For second-home buyers, the goal is not just to qualify for the purchase. It is to own the home comfortably, preserve flexibility, and enjoy the property without budget stress. A thoughtful cost review upfront can make the entire ownership experience feel more seamless.

If you are weighing a Ventana purchase and want discreet, detail-oriented guidance on the true cost picture for a specific property, Thalia Kyriakis can help you evaluate the numbers with clarity.

FAQs

What HOA fees should you expect for a Ventana second home?

  • Ventana does not have one universal HOA fee. The VCCA public FAQ lists $525 per quarter for an improved lot inside the gate and $400 per quarter for an improved lot outside the gate, while ancillary associations such as The Greens at Ventana Canyon list separate monthly assessments.

What are the minimum utility costs for a second home in Ventana?

  • Using the fixed or low-usage figures in the research, a Ventana second home can be around $46.75 per month before meaningful water, electric, or gas consumption, and before internet, pool care, or other add-ons.

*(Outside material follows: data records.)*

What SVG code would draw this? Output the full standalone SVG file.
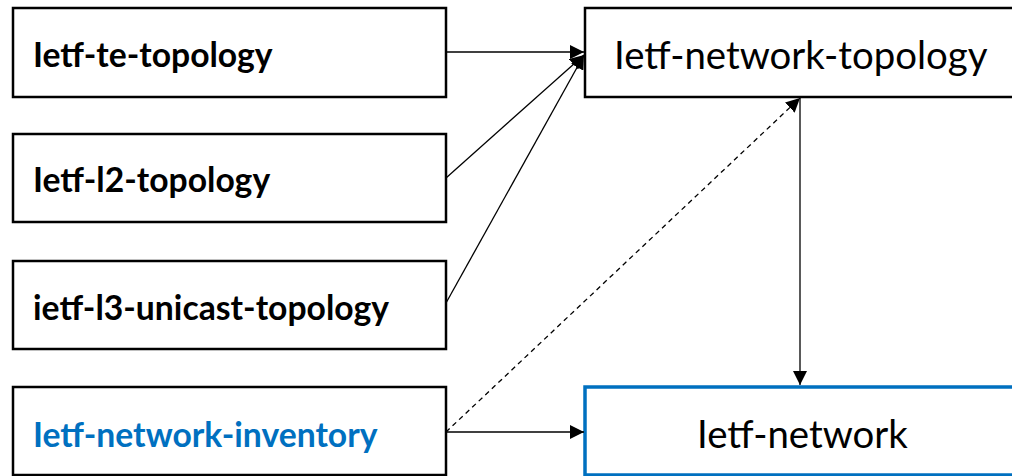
<svg xmlns="http://www.w3.org/2000/svg" width="1012" height="476" viewBox="0 0 1012 476">
<style>
.box{fill:#fff;stroke:#000;stroke-width:2.5}
.blue{fill:#fff;stroke:#0070C0;stroke-width:3.5}
.lb{font-family:Lato,"Open Sans",sans-serif;font-weight:bold;font-size:33.7px;fill:#000}
.lr{font-family:Lato,"Open Sans",sans-serif;font-size:38.4px;fill:#000}
.con{stroke:#000;stroke-width:1.3;fill:none}
</style>
<defs>
<marker id="ah" viewBox="0 0 10 10" refX="10" refY="5" markerWidth="14" markerHeight="14" markerUnits="userSpaceOnUse" orient="auto">
<path d="M0,0 L10,5 L0,10 z" fill="#000"/>
</marker>
</defs>
<g id="n-te"><rect class="box" x="13" y="8" width="433" height="89"/><text class="lb" x="33" y="67">Ietf-te-topology</text></g>
<g id="n-l2"><rect class="box" x="13" y="134" width="433" height="88"/><text class="lb" x="33" y="192">Ietf-l2-topology</text></g>
<g id="n-l3"><rect class="box" x="13" y="261" width="433" height="88"/><text class="lb" x="33" y="320">ietf-l3-unicast-topology</text></g>
<g id="n-inv"><rect class="box" x="13" y="387" width="433" height="88"/><text class="lb" x="33" y="447" style="fill:#0070C0">Ietf-network-inventory</text></g>
<g id="n-nt"><rect class="box" x="585" y="8" width="440" height="89"/><text class="lr" x="614" y="69">Ietf-network-topology</text></g>
<g id="n-net"><rect class="blue" x="585" y="387" width="440" height="88"/><text class="lr" x="697" y="448">Ietf-network</text></g>
<g id="connectors">
<line class="con" x1="446" y1="52" x2="584" y2="52" marker-end="url(#ah)"/>
<line class="con" x1="446" y1="178" x2="584" y2="55" marker-end="url(#ah)"/>
<line class="con" x1="446" y1="303" x2="584" y2="55" marker-end="url(#ah)"/>
<line class="con" x1="800" y1="97" x2="800" y2="385" marker-end="url(#ah)"/>
<line class="con" x1="446" y1="432" x2="800" y2="98" stroke-dasharray="5,4" marker-end="url(#ah)"/>
<line class="con" x1="446" y1="432" x2="584" y2="432" marker-end="url(#ah)"/>
</g>
</svg>
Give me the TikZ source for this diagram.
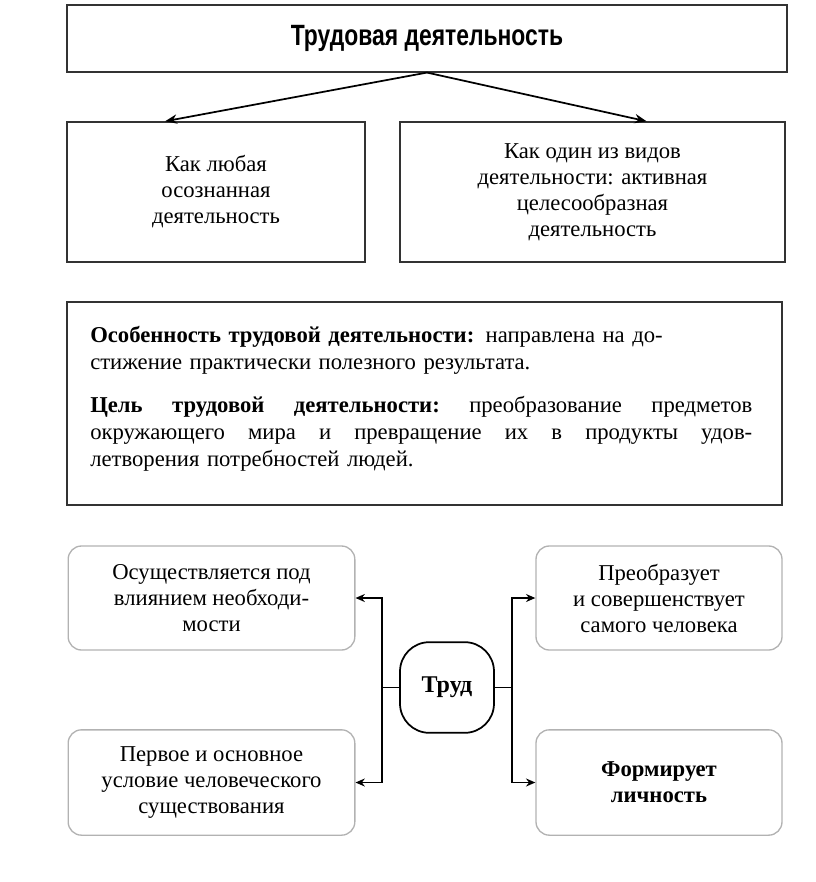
\documentclass[tikz,border=0pt]{standalone}
\usepackage{fontspec}
\setmainfont{Liberation Serif}
\newfontfamily\titlefont[FakeStretch=0.78]{Liberation Sans}
\usepackage{tikz}
\usetikzlibrary{arrows.meta,
                calc,
                positioning}
\tikzset{
    sqbox/.style={draw=black!80, line width=1.1pt, fill=white, align=center,
                  font=\fontsize{17}{19.5}\selectfont},
    rbox/.style={draw=black!30, line width=1pt, rounded corners=10pt, align=center,
                 font=\fontsize{17}{19.5}\selectfont},
    arr/.style={-{Stealth[length=9pt,width=7pt]}, line width=1.3pt},
    sarr/.style={-{Stealth[length=7pt,width=6pt]}, line width=1.2pt}
}
\newcommand{\fullline}[1]{\leavevmode\hbox to 496.5pt{#1}}
\newcommand{\gap}{\hspace{0pt plus 1fil}\ }
\begin{document}
\begin{tikzpicture}[x=0.75pt,y=-0.75pt]
    \useasboundingbox (0,0) rectangle (816,882);

    \node[sqbox, minimum width=540pt, minimum height=50pt] (title) at (427,38.5)
        {\titlefont\bfseries\fontsize{22}{24}\selectfont Трудовая деятельность};
    \node[sqbox, minimum width=223.5pt, minimum height=105pt] (any) at (216,192)
        {Как любая\\осознанная\\деятельность};
    \node[sqbox, minimum width=288.75pt, minimum height=105pt] (kind) at (592.5,192)
        {Как один из видов\\деятельности: активная\\целесообразная\\деятельность};

    \draw[arr] (title.south) -- ($(any.north west)!0.33!(any.north east)$);
    \draw[arr] (title.south) -- ($(kind.north west)!0.64!(kind.north east)$);

    % feature and goal
    \node[sqbox, minimum width=536pt, minimum height=152pt] (about) at (424.5,403.5) {};
    \node[text width=496.5pt, align=left, inner sep=0pt, anchor=north west,
          font=\fontsize{17}{20.25}\selectfont] (abouttxt) at (90,326)
        {\textbf{Особенность трудовой деятельности:} направлена на до-\\
         стижение практически полезного результата.\\[12pt]
         \fullline{\textbf{Цель\gap трудовой\gap деятельности:}\gap преобразование\gap предметов}\\
         \fullline{окружающего\gap мира\gap и\gap превращение\gap их\gap в\gap продукты\gap удов-}\\
         летворения потребностей людей.};

    % labour
    \node[draw, line width=1.3pt, rounded corners=22pt, minimum width=70.5pt,
          minimum height=68pt, font=\bfseries\fontsize{18}{20}\selectfont] (trud) at (447,687.5) {Труд};
    \node[rbox, minimum width=215pt, minimum height=78pt] (need) at (211.5,598)
        {Осуществляется под\\влиянием необходи-\\мости};
    \node[rbox, minimum width=215pt, minimum height=79pt] (cond) at (211.5,782.5)
        {Первое и основное\\условие человеческого\\существования};
    \node[rbox, minimum width=184.5pt, minimum height=78pt] (self) at (659,598)
        {Преобразует\\и совершенствует\\самого человека};
    \node[rbox, minimum width=184.5pt, minimum height=79pt, font=\bfseries\fontsize{17}{19.5}\selectfont] (pers) at (659,782.5)
        {Формирует\\личность};

    \draw[sarr] (trud.west) -- ++(-17,0) |- (need.east);
    \draw[sarr] (trud.west) -- ++(-17,0) |- (cond.east);
    \draw[sarr] (trud.east) -- ++(17,0) |- (self.west);
    \draw[sarr] (trud.east) -- ++(17,0) |- (pers.west);

\end{tikzpicture}
\end{document}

What should you budget for maintenance on a Ventana second home?

  • A practical benchmark is the CFPB’s common rule of thumb of 1% of the home price per year for maintenance, along with 3 to 6 months of expenses in emergency savings.

What optional services might a Ventana second-home owner need?

  • If the home will sit vacant between visits, home-watch services may be worth budgeting for. Publicly posted Tucson-area pricing starts around $65 per month for basic monthly service and around $175 per month for monthly estate-management service.

Are property taxes included in Ventana HOA dues?

  • No. Pima County explains that Arizona property taxes are calculated annually and are a separate recurring cost from HOA dues and utilities.

Is club membership included with a Ventana home purchase?

  • No. The VCCA states that club use is separate from community association membership, so any club membership should be treated as an additional cost line item.